I would guarantee that Tobacco supplied the finances to support this 'research'.
- rhc_333, Road to Santiago, 30/12/2012 19:00 
I'm sure the study was funded by the tobacco industry.
- Robert, USA, 31/12/2012 6:23
You see, the tobacco control industry has spent so many years demonising the thousands of people who work for tobacco companies, supplying popular and legal products, that this is how otherwise sane people now imagine them.


So whether an article on e-cigs is good, bad, or indifferent, it must be those monstrous tobacco demons who are behind it.

This doesn't stack up much with the Mail article, though, considering the study in question emanates from the Italian Ministry of Health who are not only barred from even speaking to tobacco companies under article 5.3 of the Framework Convention for Tobacco Control, but would most likely slit their wrists rather than do so anyway. They are, however, almost certainly on first name terms with the pharma industry's top schmoozers.

In reality, tobacco executives more accurately look - I expect - not unlike this.


Just like any other business man or woman, primarily interested in business and their shareholders. And what better to interest a business man or woman than the incredible rise in e-cig sales, eh?

Here is how the phenomenon was graphically described by UBS earlier this year.


Growth of 100% or more is going to dramatically raise eyebrows from any businessperson, and most especially for those already in the recreational nicotine delivery business. Little wonder, then, that tobacco companies are scrambling over themselves to invest heavily in e-cig companies or simply buy them up lock stock and barrel.

On the other hand, we have pharmaceutical companies - who are also in the nicotine delivery business, but in a medicinal capacity - who would much rather smokers continue smoking than use e-cigs (or snus) to quit or cut down.

So who would you believe are more likely to be behind the disastrous continuation of the ban on snus contrary to the views of the European public, along with the baseless impending ban on e-liquid and its accompanying junk science, as promoted by the pharma-friendly Italian Ministry of Health?

I'd guess it is more likely to be pharma executives who - as we all know - look like this ...


... and who are universally understood to be happy to profit from tobacco, however deadly the consequences of their actions in encouraging bans on alternatives.

Or that would be how the public view them if only the tobacco control industry were to apply their (pfft) 'caring' rhetoric consistently. But they won't, of course, because pharmaceutical companies hand them a hell of a lot of money on a regular basis.
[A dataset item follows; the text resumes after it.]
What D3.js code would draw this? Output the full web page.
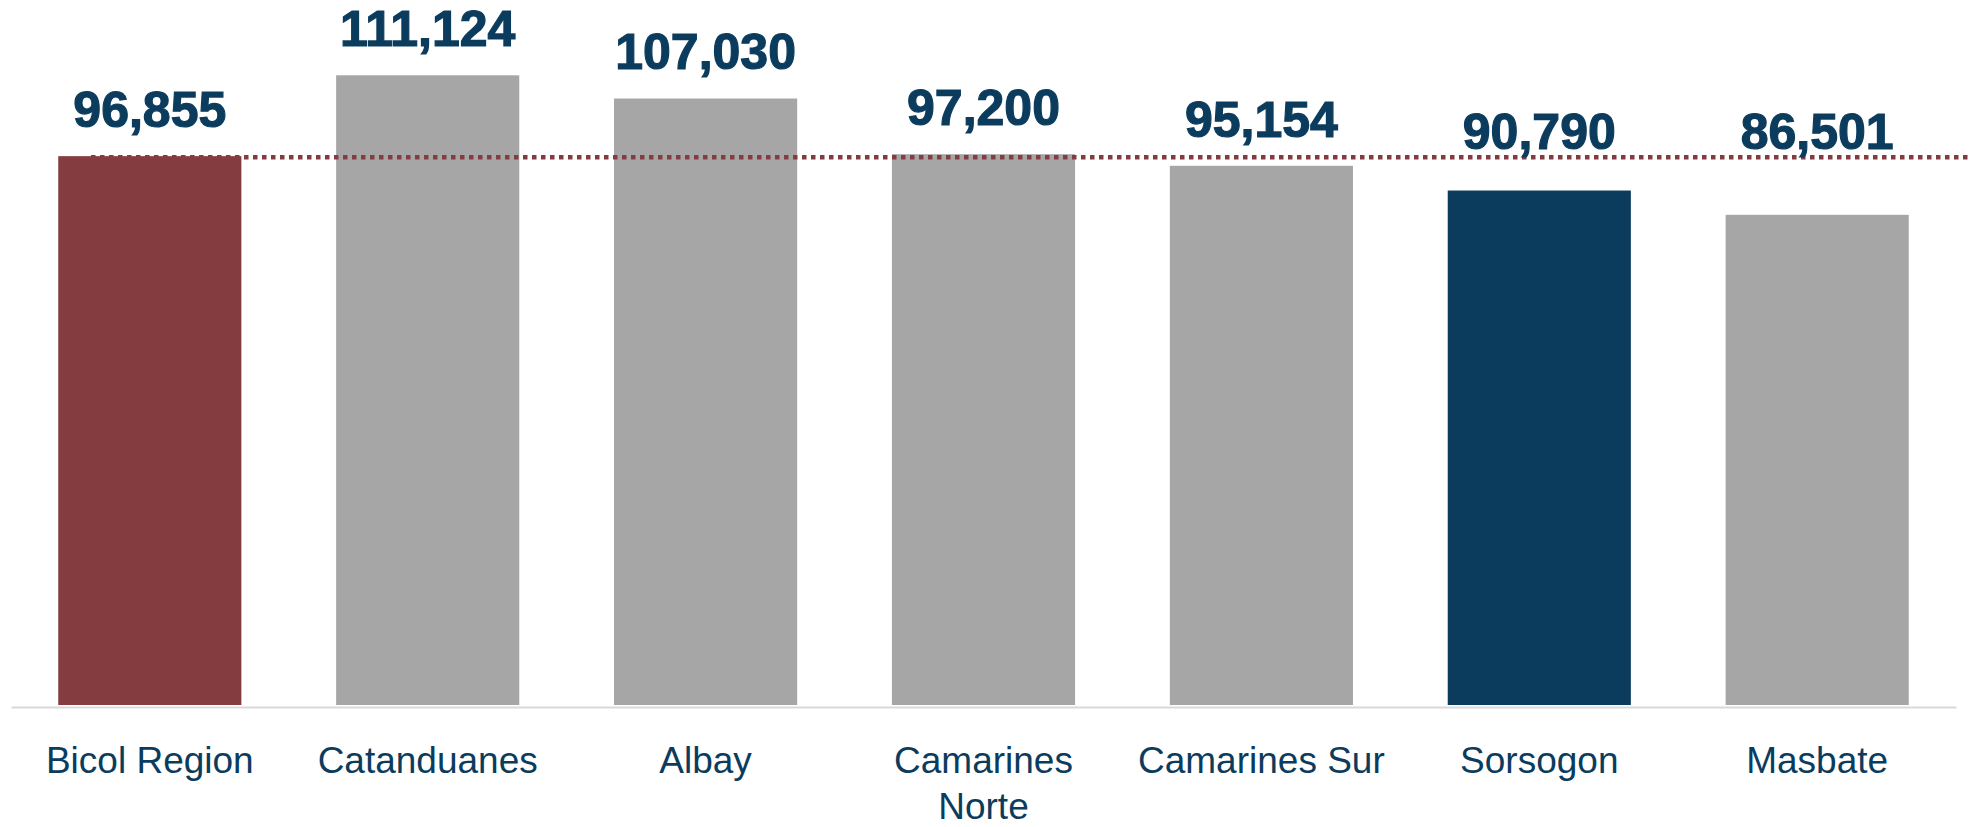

"Follow the money" is the relevant saying here, I believe.


2 comments:

timbone said...

I saw the tobacco company director (the one on the right, almost as tasty as my first cigarette of the day) on a Channel 4 programme. She was good. When asked about the smoking ban, she said that, although she would never deny that her product could possibly be harmful to the consumer, too much legislation was passed without sufficient evicence.

Lisabelle said...

Behaviors are being judged. Science ignored. Profitable investments protected. Smoking related diseases down-played. Politics of financing exposed. Government corruption.